Before running on calorimeter data you must download the datasets from the links provided at calochallenge.github.io/homepage, and place them in the data folder.

Python Environment Setup

The main prerequisite is to set up the python environment. The command

conda env create -f environment.yml

will create a conda environment called caloman. Launch this environment using the command

conda activate caloman

before running any experiments.

The file env-lock.yml contains strict versions of each of the packages.

Datasets and Dimension Estimation - dimension-main.py

This codebase is designed for experimentation on the datasets from the "Fast Calorimeter Simulation Challenge 2022", which contain simulated calorimeter showers produced by incident photons, pions, and electrons.

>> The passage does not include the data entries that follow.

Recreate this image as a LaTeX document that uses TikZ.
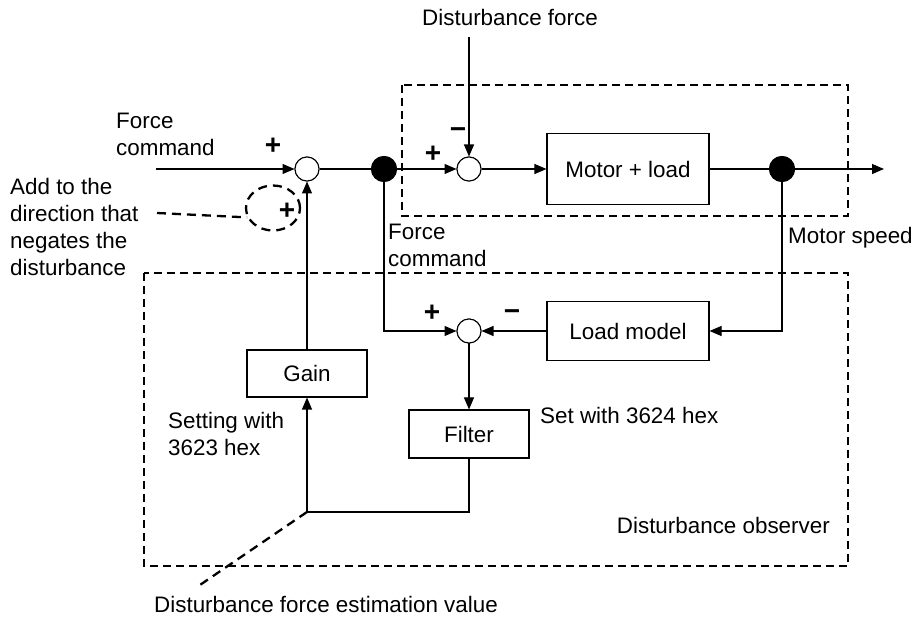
\documentclass[tikz,border=0pt]{standalone}
\usepackage{fontspec}
\setmainfont{Liberation Sans}
\usetikzlibrary{arrows.meta,shapes.geometric}
\tikzset{
  blk/.style={draw,line width=1.1pt,inner sep=0pt},
  sumc/.style={draw,circle,line width=1pt,minimum size=24pt,inner sep=0pt,fill=white},
  dotc/.style={circle,fill=black,minimum size=26pt,inner sep=0pt},
  sig/.style={line width=1.1pt,-{Triangle[length=12pt,width=10pt]}},
  wire/.style={line width=1.1pt},
  dbox/.style={line width=1.8pt,dash pattern=on 8pt off 5pt},
  lead/.style={line width=2.3pt,dash pattern=on 9pt off 6pt},
  lbl/.style={align=left,inner sep=0pt},
  sgn/.style={font=\fontsize{28}{28}\selectfont\bfseries,inner sep=0pt}
}
\begin{document}
\begin{tikzpicture}[x=1pt,y=-1pt,font=\fontsize{22.4}{27}\selectfont]
  \useasboundingbox (0,0) rectangle (922,620);
  % forward path
  \coordinate (in) at (156,169);
  \node[sumc] (s1) at (307,169) {};
  \node[dotc] (d1) at (384,169) {};
  \node[sumc] (s2) at (469,169) {};
  \node[blk,minimum width=162pt,minimum height=71pt] (motor) at (628,169) {Motor + load};
  \node[dotc] (d2) at (782,169) {};
  \coordinate (out) at (884,169);
  \coordinate (dist) at (469,37);
  \node (disttxt) at (510,17) {Disturbance force};
  % observer
  \node[sumc] (s3) at (469,331) {};
  \node[blk,minimum width=162pt,minimum height=59pt] (load) at (628,331) {Load model};
  \node[blk,minimum width=120pt,minimum height=48pt] (filter) at (469,434) {Filter};
  \node[blk,minimum width=120pt,minimum height=47pt] (gain) at (307,373.5) {Gain};
  \coordinate (est) at (307,512);
  % boxes
  \draw[dbox] (402,85) rectangle (848,216);
  \draw[dbox] (144,273) rectangle (848,566);
  % wires
  \draw[sig] (in) -- (s1);
  \draw[wire] (s1) -- (d1);
  \draw[sig] (d1) -- (s2);
  \draw[sig] (dist) -- (s2);
  \draw[sig] (s2) -- (motor);
  \draw[wire] (motor) -- (d2);
  \draw[sig] (d2) -- (out);
  \draw[sig] (d1) |- (s3);
  \draw[sig] (d2) |- (load);
  \draw[sig] (load) -- (s3);
  \draw[sig] (s3) -- (filter);
  \draw[sig] (filter) |- (est) -- (gain);
  \draw[sig] (gain) -- (s1);
  \node[sumc] at (s1) {};
  \node[sumc] at (s2) {};
  \node[sumc] at (s3) {};
  \node[dotc] at (d1) {};
  \node[dotc] at (d2) {};
  % signs
  \node[sgn] (p1) at (273,146) {+};
  \node[sgn] (p2) at (433,154) {+};
  \node[sgn] (m2) at (458,133) {−};
  \node[sgn] (p3) at (432,313) {+};
  \node[sgn] (m3) at (512,315) {−};
  % labels
  \node[lbl,anchor=west] (fcmd) at (116,134) {Force\\command};
  \node[lbl,anchor=west] (fcmd2) at (388,245) {Force\\command};
  \node[lbl,anchor=west] (spd) at (788,238) {Motor speed};
  \node[lbl,anchor=west] (flt) at (540,415) {Set with 3624 hex};
  \node[lbl,anchor=west] (gset) at (168,433.5) {Setting with\\3623 hex};
  \node[lbl,anchor=east] (obs) at (830,525) {Disturbance observer};
  \node[lbl,anchor=west] (addtxt) at (10,227) {Add to the\\direction that\\negates the\\disturbance};
  \node[lbl,anchor=west] (esttxt) at (154,604) {Disturbance force estimation value};
  % dashed markers
  \node[draw,lead,ellipse,minimum width=54pt,minimum height=45pt,inner sep=0pt] (mark) at (273,208) {};
  \node[sgn] (pm) at (287,211) {+};
  \coordinate (addend) at (157,213);
  \draw[lead] (addend) -- (mark.200);
  \coordinate (estend) at (197,587);
  \draw[lead] (est) -- (estend);
\end{tikzpicture}
\end{document}
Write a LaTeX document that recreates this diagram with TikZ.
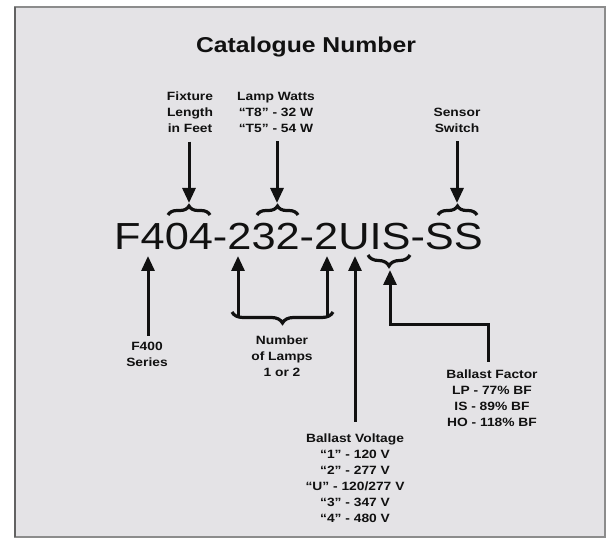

We aim to model the distributions of these datasets taking into account their low-dimensional manifold structure. Our modelling techniques take the dimension of the manifold as input, but this is unknown for the challenge's datasets. Hence, we first estimate the intrinsic dimension using statistical estimators.

The dimension estimation module is based on "The Intrinsic Dimension of Images and Its Impact on Learning" by Pope et al. and builds on their code.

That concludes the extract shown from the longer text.